One of the biggest paradoxes in my life has been the definition of love. If I have tried to love so hard, why have I never been in love? Over and over in my head I have tried to define what love is with no luck… that is until now. I think I have finally found a good definition for that feeling that is so hard to define.
Before getting into the solution to the problem why not talk about the road there? How many times have I really loved? Is any love ever complete? Can you have true love with only one person feeling the need to do everything possible to make the other one happy? Is there such a thing as unconditional love?
Love is not perfect, that I know. Love is something that cannot exist without peace, patience and hope. Love without lots of humor is not much fun. The is actually not a bad place to start looking for a definition for love. 1 Corinthians 13.
After being in serious relationships I thought I had it all figured out. After telling people that I loved them I figured I knew what I was talking about. While I had the feeling right, the emotions in tune and the delivery supposedly down path I thought I knew how to love. However the mix for that love potion was not mixed correctly and in a couple of occasions it made me sick… one I thought it was going to kill me.
The first time I thought I was in love is probably the hardest to rationalize now… should I call it puppy love, or should I give it the respect of the way I felt then. I can only hope that some day I can feel that innocent love again and that it has not been tainted. The woman I married, and who I am still very good friends with, I loved as a friend and now I also hope that I can someday love someone and call them truly my best friend.
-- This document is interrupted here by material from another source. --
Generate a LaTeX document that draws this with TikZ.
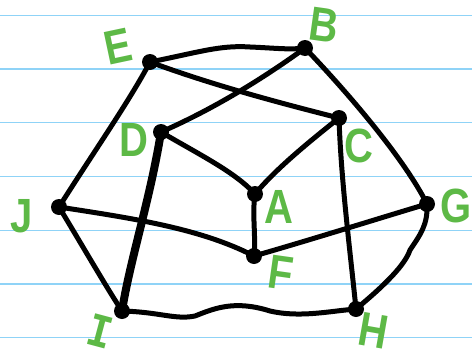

The first time I felt love mixed with passion was intoxicating, to the point that I did not see how wrong it was for me to be with someone that was in a total different timeline than mine… then again I still want to feel that passion and not be blinded by it. The last time I loved was the first time I was truly committed, to the point I lost myself in the process… I did everything for someone that did not deserve any of what I had to offer… yet I still someday want to love someone so much that I would truly do anything for them.
Mixing elements in a chemistry lab is something you are not supposed to do unless you know what the reaction is going to be. How are we supposed to know what the correct amount of doubt, insanity, or faith is supposed to be mixed in. I have so many times loved with so much doubt in my heart it was insane, and the only think that kept it going was faith… faith not just in a relationship but as sick as it sounds, faith on myself to be able to be something that I was not just to make someone else happy.
For the longest time my definition of true love was very simple. It is when two people feel the same way about each other. Maybe I still have it wrong, but today after giving it a lot of thought I have come to the conclusion of love is when you can find someone that you want to grow old together with.